After being immobile on my back in excruciating pain from a spasm for two days, I’m finally able to sit up on my own. My cat just coughed up a hairball on my couch – which
would require me prying myself out of my recliner in order to clean it up..but I’m picking my battles right now. The hairball will wait. As will, unfortunately, the kid’s and adult yoga classes that I love teaching, the physical training I am doing with my husband and son for a spartan race, and the laundry.
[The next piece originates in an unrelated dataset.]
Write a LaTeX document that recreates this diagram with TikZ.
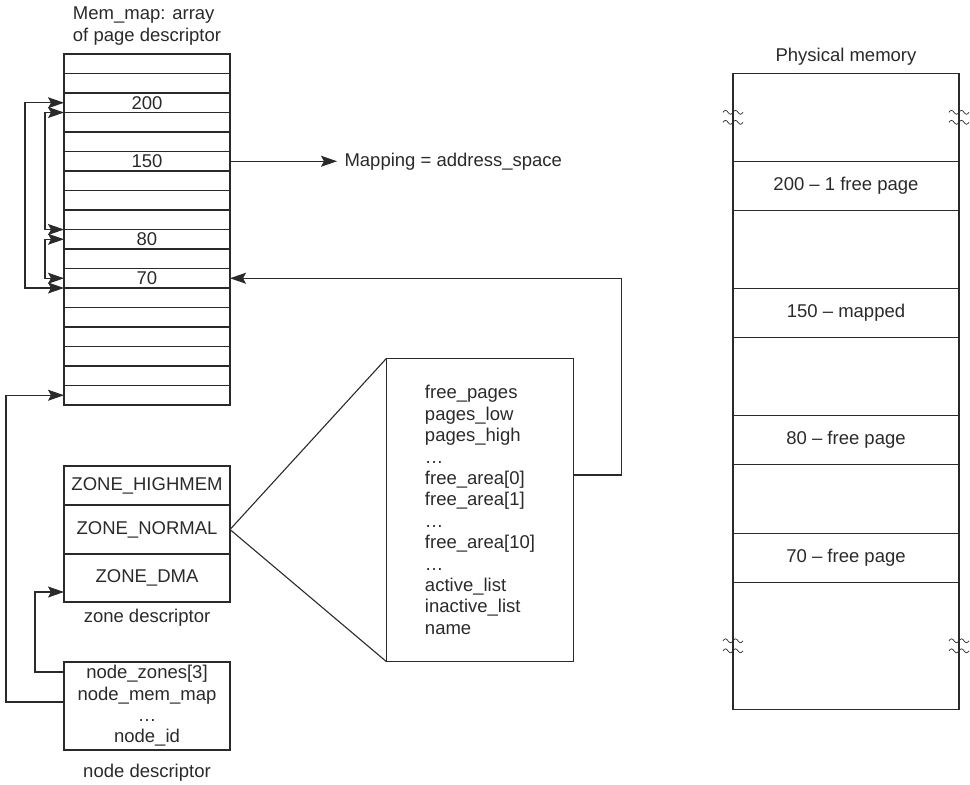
\documentclass[tikz,border=0pt]{standalone}
\usepackage{fontspec}
\setmainfont{Liberation Sans}
\usepackage{tikz}
\usetikzlibrary{arrows.meta,positioning}
\definecolor{InkGray}{HTML}{2A2A2A}

\begin{document}
\begin{tikzpicture}[
  x=1pt, y=-1pt,
  font=\fontsize{18.5}{21.4}\selectfont,
  color=InkGray, line width=1.1pt,
  node distance=4pt,
  cell/.style={draw, minimum width=166pt, minimum height=19.5pt, inner sep=0pt, outer sep=0pt},
  zone/.style={draw, minimum width=166pt, inner sep=0pt, outer sep=0pt},
  frame/.style={draw, minimum width=226pt, inner sep=0pt, outer sep=0pt},
  arrow/.style={-{Stealth[length=16pt, width=11pt, inset=3pt]}},
  darrow/.style={{Stealth[length=16pt, width=11pt, inset=3pt]}-{Stealth[length=16pt, width=11pt, inset=3pt]}},
  brk/.pic={\draw[line width=0.7pt] (-10,0) sin (-7.5,-2) cos (-5,0) sin (-2.5,2) cos (0,0)
    sin (2.5,-2) cos (5,0) sin (7.5,2) cos (10,0);}
]
  \useasboundingbox (0,0) rectangle (970,785);

  % mem_map array
  \foreach \i/\lbl in {0/{},1/{},2/200,3/{},4/{},5/150,6/{},7/{},8/{},9/80,10/{},11/70,12/{},13/{},14/{},15/{},16/{},17/{}}
    \node[cell] (m\i) at (147,{63.75+19.5*\i}) {\lbl};
  \node[align=left, above=5pt of m0] (memmap) {Mem\_map: array\\of page descriptor};
  \node[anchor=west, inner sep=7pt, right=107pt of m5] (mapping) {Mapping = address\_space};

  % zone descriptor
  \node[zone, minimum height=39pt] (z0) at (147,485.5) {ZONE\_HIGHMEM};
  \node[zone, minimum height=49pt, below=0pt of z0] (z1) {ZONE\_NORMAL};
  \node[zone, minimum height=48pt, below=0pt of z1] (z2) {ZONE\_DMA};
  \node[below=3pt of z2] (zlabel) {zone descriptor};

  % node descriptor
  \node[draw, align=center, minimum width=166pt, minimum height=88pt, inner sep=0pt, outer sep=0pt]
    (nd) at (147,706) {node\_zones[3]\\node\_mem\_map\\…\\node\_id};
  \node[below=10pt of nd] (nlabel) {node descriptor};

  % zone fields
  \node[draw, align=left, minimum width=187pt, minimum height=303.4pt, inner sep=0pt, outer sep=0pt]
    (zfields) at (480,510) {free\_pages\\pages\_low\\pages\_high\\…\\free\_area[0]\\free\_area[1]\\…\\free\_area[10]\\…\\active\_list\\inactive\_list\\name};

  % physical memory
  \node[frame, minimum height=88pt] (p0) at (846,117.3) {};
  \node[frame, minimum height=49pt, below=0pt of p0] (p1) {200 – 1 free page};
  \node[frame, minimum height=78pt, below=0pt of p1] (p2) {};
  \node[frame, minimum height=49pt, below=0pt of p2] (p3) {150 – mapped};
  \node[frame, minimum height=78pt, below=0pt of p3] (p4) {};
  \node[frame, minimum height=49pt, below=0pt of p4] (p5) {80 – free page};
  \node[frame, minimum height=69pt, below=0pt of p5] (p6) {};
  \node[frame, minimum height=49pt, below=0pt of p6] (p7) {70 – free page};
  \node[frame, minimum height=127pt, below=0pt of p7] (p8) {};
  \node[above=4pt of p0] (physlabel) {Physical memory};
  \foreach \a in {p0.west,p0.east,p8.west,p8.east} {
    \pic at ([yshift=5pt]\a) {brk};
    \pic at ([yshift=-5pt]\a) {brk};
  }

  % free list links
  \draw[darrow] (m2.west) -- ++(-39,0) |- (m11.south west);
  \draw[darrow] (m2.south west) -- ++(-19,0) |- (m9.north west);
  \draw[darrow] (m9.west) -- ++(-19,0) |- (m11.west);

  \draw[arrow] (m5.east) -- (mapping.west);
  \draw (z1.east) -- (zfields.north west);
  \draw (z1.east) -- (zfields.south west);
  \draw[arrow] ([yshift=35pt]zfields.east) -- ++(48,0) |- (m11.east);
  \draw[arrow] ([yshift=-10pt]nd.north west) -- ++(-29,0) |- ([yshift=10pt]z2.south west);
  \draw[arrow] ([yshift=-40pt]nd.north west) -- ++(-58,0) |- (m17.west);
\end{tikzpicture}
\end{document}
Yesterday I couldn’t sit up to read or focus on anything, so today I am especially grateful that I can extend my arms, t-rex style, enough to type out this blog post. I’m grateful that I could hold my prayer book on my lap and recite the daily blessings of my tradition. I’m grateful I can sing again. (did I mention I was also super sick right before the back went out?)
One of the daily blessings (nisim b’chol yom) is gratitude to Adonai, our God, who lifts up the fallen. (Zokeif k’fufim) Another way to interpret this is gratitude for rising to a new day. And I am certainly thankful for that. To rise up, to breathe without pain, (unlike yesterday) and to have the gift of life. A deeper appreciation for the other morning prayers arose for me…modah ani, thank you God for restoring my soul to me upon awakening, for giving me another opportunity to live as fully as a can, with what I have available. Asher yatzar, praised be God who created this body, and all the pathways and openings that allow for harmony within…this heart beating, these sacred breaths…the ability to use the bathroom – seriously, I take that one for granted. Instead of saying, “Oh man, I have to pee again?” I can say , “Yes! I get to pee again!” I can fine tune my perception, and see my life through the lens of gratitude and awe, central themes in the Jewish tradition.
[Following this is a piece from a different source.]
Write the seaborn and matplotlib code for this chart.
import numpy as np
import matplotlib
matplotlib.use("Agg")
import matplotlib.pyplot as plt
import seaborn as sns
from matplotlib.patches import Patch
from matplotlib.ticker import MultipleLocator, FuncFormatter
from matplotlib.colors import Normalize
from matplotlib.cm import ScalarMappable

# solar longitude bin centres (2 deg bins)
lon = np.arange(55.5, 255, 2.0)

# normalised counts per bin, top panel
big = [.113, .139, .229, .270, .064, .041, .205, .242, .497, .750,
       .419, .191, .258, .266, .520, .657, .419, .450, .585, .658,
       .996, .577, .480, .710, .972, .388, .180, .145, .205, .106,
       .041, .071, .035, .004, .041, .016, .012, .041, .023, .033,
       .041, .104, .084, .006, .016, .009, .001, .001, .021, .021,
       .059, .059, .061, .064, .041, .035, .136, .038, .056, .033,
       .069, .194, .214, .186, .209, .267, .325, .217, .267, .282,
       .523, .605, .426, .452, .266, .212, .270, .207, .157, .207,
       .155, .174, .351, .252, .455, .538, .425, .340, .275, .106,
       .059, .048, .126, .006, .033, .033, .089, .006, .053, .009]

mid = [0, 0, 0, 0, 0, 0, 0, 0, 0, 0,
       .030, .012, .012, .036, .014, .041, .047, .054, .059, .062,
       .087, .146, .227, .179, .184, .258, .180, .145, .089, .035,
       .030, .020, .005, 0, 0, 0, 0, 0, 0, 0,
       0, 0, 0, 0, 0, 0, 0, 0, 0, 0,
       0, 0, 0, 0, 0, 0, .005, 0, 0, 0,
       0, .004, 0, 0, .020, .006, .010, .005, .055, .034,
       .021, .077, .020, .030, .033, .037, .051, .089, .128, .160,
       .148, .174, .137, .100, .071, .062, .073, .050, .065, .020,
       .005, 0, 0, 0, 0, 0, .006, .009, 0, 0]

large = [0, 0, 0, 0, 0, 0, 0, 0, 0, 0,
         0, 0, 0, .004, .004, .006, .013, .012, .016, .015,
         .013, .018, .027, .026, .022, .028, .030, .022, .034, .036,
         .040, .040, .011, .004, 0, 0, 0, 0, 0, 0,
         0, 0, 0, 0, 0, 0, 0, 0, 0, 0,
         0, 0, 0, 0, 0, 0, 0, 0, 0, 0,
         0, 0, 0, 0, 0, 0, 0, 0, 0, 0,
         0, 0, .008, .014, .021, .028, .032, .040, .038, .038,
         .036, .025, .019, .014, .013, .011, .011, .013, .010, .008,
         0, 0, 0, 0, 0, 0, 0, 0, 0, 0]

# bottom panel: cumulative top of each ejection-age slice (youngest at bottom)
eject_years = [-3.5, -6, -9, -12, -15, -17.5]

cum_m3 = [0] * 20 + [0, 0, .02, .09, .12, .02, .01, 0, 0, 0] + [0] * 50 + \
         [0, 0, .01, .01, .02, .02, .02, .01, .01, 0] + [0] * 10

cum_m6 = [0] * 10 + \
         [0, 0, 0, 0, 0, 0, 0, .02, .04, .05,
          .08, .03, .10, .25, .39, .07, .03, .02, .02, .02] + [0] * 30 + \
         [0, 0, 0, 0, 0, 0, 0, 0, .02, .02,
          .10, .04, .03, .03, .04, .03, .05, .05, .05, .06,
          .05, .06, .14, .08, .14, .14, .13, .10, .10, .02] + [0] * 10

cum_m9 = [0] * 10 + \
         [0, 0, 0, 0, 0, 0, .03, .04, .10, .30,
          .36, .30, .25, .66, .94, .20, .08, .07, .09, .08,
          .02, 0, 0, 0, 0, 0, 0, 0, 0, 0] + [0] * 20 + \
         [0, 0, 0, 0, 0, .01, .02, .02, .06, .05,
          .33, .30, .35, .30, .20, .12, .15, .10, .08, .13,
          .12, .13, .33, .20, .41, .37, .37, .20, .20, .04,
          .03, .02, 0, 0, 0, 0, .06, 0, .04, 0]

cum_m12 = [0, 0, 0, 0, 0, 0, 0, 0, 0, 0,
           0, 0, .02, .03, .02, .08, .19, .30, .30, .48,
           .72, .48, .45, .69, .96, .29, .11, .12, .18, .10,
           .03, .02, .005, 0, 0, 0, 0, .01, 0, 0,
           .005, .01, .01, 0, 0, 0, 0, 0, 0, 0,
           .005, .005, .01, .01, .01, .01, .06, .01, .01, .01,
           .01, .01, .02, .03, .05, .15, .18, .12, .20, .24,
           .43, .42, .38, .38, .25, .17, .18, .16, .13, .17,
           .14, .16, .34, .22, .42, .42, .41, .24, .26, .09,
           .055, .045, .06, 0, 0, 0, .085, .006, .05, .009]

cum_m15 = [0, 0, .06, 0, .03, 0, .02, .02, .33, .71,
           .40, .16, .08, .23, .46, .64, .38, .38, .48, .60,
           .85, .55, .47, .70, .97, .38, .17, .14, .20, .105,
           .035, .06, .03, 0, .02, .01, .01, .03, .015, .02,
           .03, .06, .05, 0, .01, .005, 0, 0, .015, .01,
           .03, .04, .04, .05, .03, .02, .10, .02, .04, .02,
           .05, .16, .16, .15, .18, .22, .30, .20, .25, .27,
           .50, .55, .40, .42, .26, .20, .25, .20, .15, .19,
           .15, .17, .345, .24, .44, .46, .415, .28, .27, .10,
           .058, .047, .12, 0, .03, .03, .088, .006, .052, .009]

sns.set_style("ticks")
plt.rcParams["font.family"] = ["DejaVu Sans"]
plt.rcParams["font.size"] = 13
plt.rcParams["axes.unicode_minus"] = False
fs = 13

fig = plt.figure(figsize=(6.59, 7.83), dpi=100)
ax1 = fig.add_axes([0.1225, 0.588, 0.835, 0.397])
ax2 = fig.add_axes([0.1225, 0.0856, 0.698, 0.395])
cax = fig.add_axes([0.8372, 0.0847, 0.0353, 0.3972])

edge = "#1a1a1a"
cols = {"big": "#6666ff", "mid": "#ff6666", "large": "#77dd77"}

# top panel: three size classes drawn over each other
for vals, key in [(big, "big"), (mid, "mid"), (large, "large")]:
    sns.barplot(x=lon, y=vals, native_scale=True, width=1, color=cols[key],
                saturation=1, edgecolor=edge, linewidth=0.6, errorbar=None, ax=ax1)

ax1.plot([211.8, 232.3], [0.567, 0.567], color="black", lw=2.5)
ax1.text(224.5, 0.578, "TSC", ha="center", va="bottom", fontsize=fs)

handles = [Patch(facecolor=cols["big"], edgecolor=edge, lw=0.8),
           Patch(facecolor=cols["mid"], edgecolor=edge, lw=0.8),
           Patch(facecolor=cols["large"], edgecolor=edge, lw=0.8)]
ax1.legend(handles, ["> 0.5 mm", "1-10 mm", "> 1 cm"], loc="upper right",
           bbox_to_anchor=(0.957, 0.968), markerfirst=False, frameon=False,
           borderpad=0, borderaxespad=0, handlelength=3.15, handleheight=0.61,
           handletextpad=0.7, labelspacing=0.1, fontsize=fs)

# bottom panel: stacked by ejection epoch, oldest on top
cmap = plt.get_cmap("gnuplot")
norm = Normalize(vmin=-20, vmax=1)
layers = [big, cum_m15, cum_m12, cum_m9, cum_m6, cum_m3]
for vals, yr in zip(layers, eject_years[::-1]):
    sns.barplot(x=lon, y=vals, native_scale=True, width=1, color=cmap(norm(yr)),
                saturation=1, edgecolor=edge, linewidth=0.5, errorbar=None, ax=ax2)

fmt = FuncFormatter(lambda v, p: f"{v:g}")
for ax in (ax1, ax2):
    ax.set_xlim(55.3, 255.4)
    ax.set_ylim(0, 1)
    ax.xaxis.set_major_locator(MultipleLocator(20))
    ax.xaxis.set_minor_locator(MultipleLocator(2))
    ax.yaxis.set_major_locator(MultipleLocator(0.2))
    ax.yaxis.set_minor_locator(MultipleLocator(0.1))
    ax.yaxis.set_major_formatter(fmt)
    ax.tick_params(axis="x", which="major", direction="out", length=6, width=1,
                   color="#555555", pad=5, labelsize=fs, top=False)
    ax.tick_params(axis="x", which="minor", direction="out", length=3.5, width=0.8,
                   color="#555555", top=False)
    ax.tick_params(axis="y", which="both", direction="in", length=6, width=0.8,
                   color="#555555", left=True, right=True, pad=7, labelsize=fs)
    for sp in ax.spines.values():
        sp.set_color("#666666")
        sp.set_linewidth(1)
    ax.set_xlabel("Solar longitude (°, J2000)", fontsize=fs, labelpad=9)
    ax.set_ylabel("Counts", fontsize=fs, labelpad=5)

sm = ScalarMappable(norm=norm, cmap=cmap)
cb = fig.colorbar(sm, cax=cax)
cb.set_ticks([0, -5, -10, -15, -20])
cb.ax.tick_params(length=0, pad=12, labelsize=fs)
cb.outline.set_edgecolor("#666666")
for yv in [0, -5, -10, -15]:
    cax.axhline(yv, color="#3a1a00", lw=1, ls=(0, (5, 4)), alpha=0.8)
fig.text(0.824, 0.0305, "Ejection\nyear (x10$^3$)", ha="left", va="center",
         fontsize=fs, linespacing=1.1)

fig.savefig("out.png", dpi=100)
As much as I detest being sick, feeling weak, and slowing down, I also know that there is a natural ebb and flow to our lives. It cannot be all flow, all the time. A non- stop beautiful ocean wave is called a tsunami. Not so fun.
So I will embrace the ebb in my life this week. I will use it as an opportunity to listen more deeply to the still small voice within. I will be vulnerable in offering up my voice, and sharing myself in this way. And I will embrace the sacred insights of my soul as they rise up, written in the sand, before the next wave comes in.